Les 55 groupes locaux animés au cours de « Faire ensemble 2020 » témoignent de l’immense richesse des réflexions qui traversent le monde associatif, de la lucidité du secteur sur une bonne partie de ses blocages et limites, tout autant que sur les atouts dont il dispose face à l’avenir.

Néanmoins, pour conclure cette synthèse, nous souhaitons insister sur trois sujets, peu présents dans les débats et qui semblent pourtant fondamentaux pour l’avenir du secteur :

  • la diversité socio-culturelle des personnes qui portent les projets (les associations ne souffrent-elles pas d’uniformité socio-culturelle de leurs bénévoles et encore plus, de leur dirigeants ?),
  • les usages numériques (logiciels libres, outils participatifs, « pollinisation » des idées par le web), 
  • et enfin, les relations avec les entreprises qui pourraient être pensées autrement que comme un pis-aller de la baisse des financements publics.

De plus, la faible fréquence des thèmes relatifs aux évolutions de la société, à l’environnement du monde associatif donnerait l’impression d’un secteur « autocentré », alors même que les participants souhaiteraient des prises de position du secteur sur les transformations sociales que nous vivons.

Ces échanges témoignent aussi des débats à ouvrir ou réouvrir, des blocages qui durent depuis des années et qu’il faudrait dépasser, et invitent le monde associatif à une prise de position forte dans l’espace public afin de devenir un acteur reconnu, incontournable, de notre démocratie et de notre modèle de développement.

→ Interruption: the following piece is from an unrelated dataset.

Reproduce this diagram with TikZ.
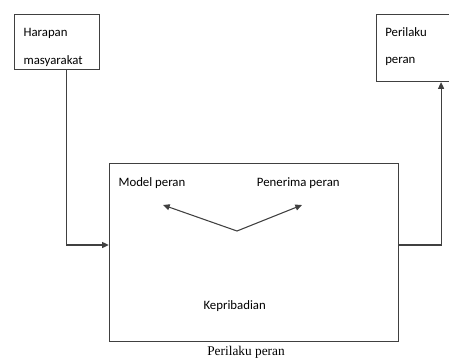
\documentclass[tikz,border=0pt]{standalone}
\usepackage{fontspec}
\setmainfont{Carlito}
\newfontfamily\serifteks{Liberation Serif}
\usetikzlibrary{arrows.meta,positioning}

\begin{document}
\begin{tikzpicture}[x=0.75pt, y=-0.75pt,
    kotak/.style={draw=black!75, line width=0.8pt, rectangle, anchor=north west, inner sep=0pt},
    teks/.style={anchor=base west, inner sep=0pt, font=\fontsize{9.6}{11}\selectfont},
    panah/.style={draw=black!75, line width=0.8pt, -{Triangle[length=5pt,width=4.5pt]}}]
    \useasboundingbox (0,0) rectangle (449,358);

    % kotak-kotak
    \node[kotak, minimum width=63.9pt, minimum height=41.5pt] (harapan) at (13.5,13.7) {};
    \node[kotak, minimum width=54.4pt, minimum height=50.5pt] (perilaku) at (376,13.7) {};
    \node[kotak, minimum width=216.7pt, minimum height=133.3pt] (utama) at (108.8,163.3) {};

    % teks dalam kotak
    \node[teks] (t1) at (23.3,36.7) {Harapan};
    \node[teks] (t2) at (23.3,64) {masyarakat};
    \node[teks] (t3) at (385,36.7) {Perilaku};
    \node[teks] (t4) at (385,63.3) {peran};
    \node[teks] (model) at (118.3,186.7) {Model peran};
    \node[teks] (penerima) at (256.7,186.7) {Penerima peran};
    \node[teks] (pribadi) at (203.3,309) {Kepribadian};
    \node[anchor=base, inner sep=0pt, font=\serifteks\fontsize{10}{12}\selectfont] (judul) at (246,355) {Perilaku peran};

    % panah penghubung
    \draw[panah] ([xshift=39.9pt]harapan.south west) |- (utama.west |- 0,245);
    \draw[panah] (utama.east |- 0,245) -| ([xshift=-6.4pt]perilaku.south east);

    % panah di dalam kotak
    \coordinate (sudut) at (237,231);
    \coordinate (ujungkiri) at (163,205);
    \coordinate (ujungkanan) at (302,205);
    \draw[panah] (sudut) -- (ujungkiri);
    \draw[panah] (sudut) -- (ujungkanan);
\end{tikzpicture}
\end{document}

La satisfaction exprimée par les participants après avoir expérimenté la méthodologie de ces groupes locaux a mis en lumière la nécessité de « sortir la tête du guidon » et de « croiser les regards » pour mener collectivement une réflexion stratégique. Face à la remise en cause de la durabilité des projets et de la pérennité des structures, les acteurs souhaitent manifestement penser l’avenir en joignant leurs forces pour franchir un cap d’ici 2020.